Without the pictures, please reproduce only the lines from the one with "Recreate this image" through the one with "return 1 - y / H", both included.

Record excerpts:

╭──

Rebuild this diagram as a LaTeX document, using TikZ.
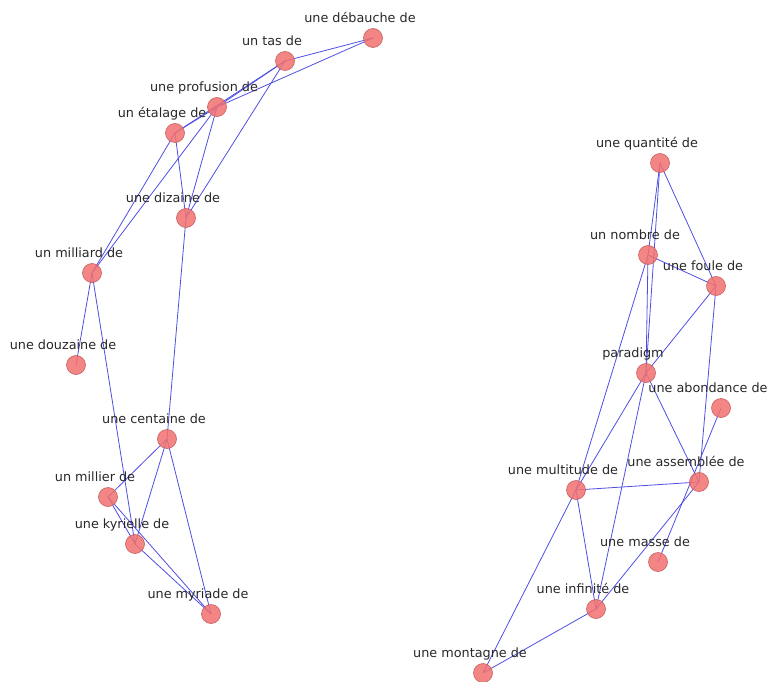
\documentclass[tikz,border=0pt]{standalone}
\usepackage{fontspec}
\setmainfont{DejaVu Sans}
\usetikzlibrary{backgrounds}

\definecolor{vtxfill}{RGB}{242,112,112}
\definecolor{vtxline}{RGB}{196,96,96}
\definecolor{edgeblue}{RGB}{78,78,228}
\definecolor{wordgray}{RGB}{40,40,40}

\begin{document}
\begin{tikzpicture}[
    x=1pt, y=-1pt,
    label distance=5.5pt,
    vtx/.style={circle, draw=vtxline, fill=vtxfill, fill opacity=0.85,
                line width=0.6pt, minimum size=19pt, inner sep=0pt},
    lbl/.style={anchor=base, xshift=-13pt, text=wordgray, text opacity=1,
                font=\fontsize{12.8}{15}\selectfont},
    word/.style={vtx, label={[lbl]90:#1}},
    link/.style={edgeblue, line width=0.8pt},
]
  \useasboundingbox (0, 0) rectangle (771, 682);

  % left component
  \node[word={une débauche de}] (debauche) at (373, 38) {};
  \node[word={un tas de}] (tas) at (285, 61) {};
  \node[word={une profusion de}] (profusion) at (217, 107) {};
  \node[word={un étalage de}] (etalage) at (175, 133) {};
  \node[word={une dizaine de}] (dizaine) at (186, 218) {};
  \node[word={un milliard de}] (milliard) at (92, 273) {};
  \node[word={une douzaine de}] (douzaine) at (76, 365) {};
  \node[word={une centaine de}] (centaine) at (167, 439) {};
  \node[word={un millier de}] (millier) at (108, 497) {};
  \node[word={une kyrielle de}] (kyrielle) at (135, 544) {};
  \node[word={une myriade de}] (myriade) at (211, 614) {};

  % right component
  \node[word={une quantité de}] (quantite) at (660, 163) {};
  \node[word={un nombre de}] (nombre) at (648, 255) {};
  \node[word={une foule de}] (foule) at (716, 286) {};
  \node[word={paradigm}] (paradigm) at (646, 373) {};
  \node[word={une abondance de}] (abondance) at (721, 408) {};
  \node[word={une multitude de}] (multitude) at (576, 490) {};
  \node[word={une assemblée de}] (assemblee) at (699, 482) {};
  \node[word={une masse de}] (masse) at (658, 562) {};
  \node[word={une infinité de}] (infinite) at (596, 609) {};
  \node[word={une montagne de}] (montagne) at (483, 673) {};

  \begin{scope}[on background layer]
    \foreach \i/\j in {debauche/tas, debauche/profusion, tas/profusion,
        tas/etalage, tas/dizaine, profusion/etalage, profusion/dizaine,
        profusion/milliard, etalage/dizaine, etalage/milliard,
        dizaine/centaine, milliard/douzaine, milliard/kyrielle,
        centaine/millier, centaine/kyrielle, centaine/myriade,
        millier/kyrielle, millier/myriade, kyrielle/myriade}
      \draw[link] (\i.center) -- (\j.center);

    \foreach \i/\j in {quantite/nombre, quantite/paradigm, quantite/foule,
        nombre/foule, nombre/paradigm, nombre/multitude, foule/paradigm,
        foule/assemblee, paradigm/multitude, paradigm/infinite,
        paradigm/assemblee, abondance/masse, multitude/assemblee,
        multitude/infinite, multitude/montagne, assemblee/infinite,
        infinite/montagne}
      \draw[link] (\i.center) -- (\j.center);
  \end{scope}
\end{tikzpicture}
\end{document}
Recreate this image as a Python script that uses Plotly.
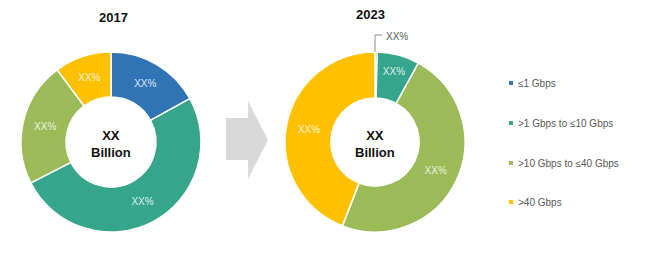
import plotly.graph_objects as go

W, H = 650, 279

categories = ["≤1 Gbps", ">1 Gbps to ≤10 Gbps", ">10 Gbps to ≤40 Gbps", ">40 Gbps"]
colors = ["#2f75b5", "#35a68b", "#9bbb59", "#ffc000"]
values_2017 = [17, 50.5, 22.3, 10.2]
values_2023 = [0.4, 7.6, 47.9, 44.1]
slice_labels_2017 = ["XX%", "XX%", "XX%", "XX%"]
slice_labels_2023 = ["", "XX%", "XX%", "XX%"]
years = ["2017", "2023"]
center_text = "XX<br>Billion"


def px_x(x):
    return x / W


def px_y(y):
    return 1 - y / H


fig = go.Figure()

label_font = dict(family="Liberation Sans Narrow, Arial Narrow, sans-serif", size=10, color="rgba(255,255,255,0.85)")

fig.add_trace(go.Pie(
    labels=categories, values=values_2017, text=slice_labels_2017,
    textinfo="text", textposition="inside", insidetextorientation="horizontal",
    insidetextfont=label_font,
    hole=0.5, sort=False, direction="clockwise", rotation=0,
    marker=dict(colors=colors, line=dict(color="white", width=1.5)),
    domain=dict(x=[px_x(21), px_x(201)], y=[px_y(232), px_y(52)]),
    showlegend=False,
))

fig.add_trace(go.Pie(
    labels=categories, values=values_2023, text=slice_labels_2023,
    textinfo="text", textposition="inside", insidetextorientation="horizontal",
    insidetextfont=label_font,
    hole=0.49, sort=False, direction="clockwise", rotation=0,
    marker=dict(colors=colors, line=dict(color="white", width=1.5)),
    domain=dict(x=[px_x(285), px_x(465)], y=[px_y(232), px_y(52)]),
    showlegend=False,
))

annotations = []
shapes = []

# Titles
for yr, cx, ty in zip(years, [113, 370], [18, 14]):
    annotations.append(dict(
        x=px_x(cx), y=px_y(ty), xref="paper", yref="paper", text=f"<b>{yr}</b>",
        showarrow=False, xanchor="center", yanchor="middle",
        font=dict(family="Liberation Sans, Arial, sans-serif", size=13, color="#111111"),
    ))

# Center labels
for cx in [111, 375]:
    annotations.append(dict(
        x=px_x(cx), y=px_y(144), xref="paper", yref="paper", text=f"<b>{center_text}</b>",
        showarrow=False, xanchor="center", yanchor="middle",
        font=dict(family="Liberation Sans Narrow, Arial Narrow, sans-serif", size=13, color="#111111"),
    ))

# Leader line for tiny 2023 slice
shapes.append(dict(
    type="path", xref="paper", yref="paper",
    path=f"M{px_x(375)},{px_y(52)} L{px_x(375)},{px_y(35)} L{px_x(382)},{px_y(35)}",
    line=dict(color="#8c8c8c", width=1),
))
annotations.append(dict(
    x=px_x(384), y=px_y(36), xref="paper", yref="paper", text=slice_labels_2017[0],
    showarrow=False, xanchor="left", yanchor="middle",
    font=dict(family="Liberation Sans Narrow, Arial Narrow, sans-serif", size=10, color="#595959"),
))

# Arrow between charts
pts = [(226, 118), (248, 118), (248, 101), (268, 140), (248, 179), (248, 160), (226, 160)]
path = "M" + " L".join(f"{px_x(x)},{px_y(y)}" for x, y in pts) + " Z"
shapes.append(dict(type="path", xref="paper", yref="paper", path=path,
                   fillcolor="#d9d9d9", line=dict(width=0), layer="below"))

# Legend (manual)
legend_y = [83, 123, 163, 202]
for cat, col, ly in zip(categories, colors, legend_y):
    shapes.append(dict(type="rect", xref="paper", yref="paper",
                       x0=px_x(509), x1=px_x(513), y0=px_y(ly + 2), y1=px_y(ly - 2),
                       fillcolor=col, line=dict(width=0)))
    annotations.append(dict(
        x=px_x(516), y=px_y(ly), xref="paper", yref="paper", text=cat,
        showarrow=False, xanchor="left", yanchor="middle",
        font=dict(family="Liberation Sans, Arial, sans-serif", size=10, color="#595959"),
    ))

fig.update_layout(
    width=W, height=H,
    margin=dict(l=0, r=0, t=0, b=0),
    paper_bgcolor="white", plot_bgcolor="white",
    annotations=annotations, shapes=shapes,
    showlegend=False,
)

fig.write_html("out.html")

╰──

Output of the task:
Recreate this image as a Python script that uses Plotly.
import plotly.graph_objects as go

W, H = 650, 279

categories = ["≤1 Gbps", ">1 Gbps to ≤10 Gbps", ">10 Gbps to ≤40 Gbps", ">40 Gbps"]
colors = ["#2f75b5", "#35a68b", "#9bbb59", "#ffc000"]
values_2017 = [17, 50.5, 22.3, 10.2]
values_2023 = [0.4, 7.6, 47.9, 44.1]
slice_labels_2017 = ["XX%", "XX%", "XX%", "XX%"]
slice_labels_2023 = ["", "XX%", "XX%", "XX%"]
years = ["2017", "2023"]
center_text = "XX<br>Billion"


def px_x(x):
    return x / W


def px_y(y):
    return 1 - y / H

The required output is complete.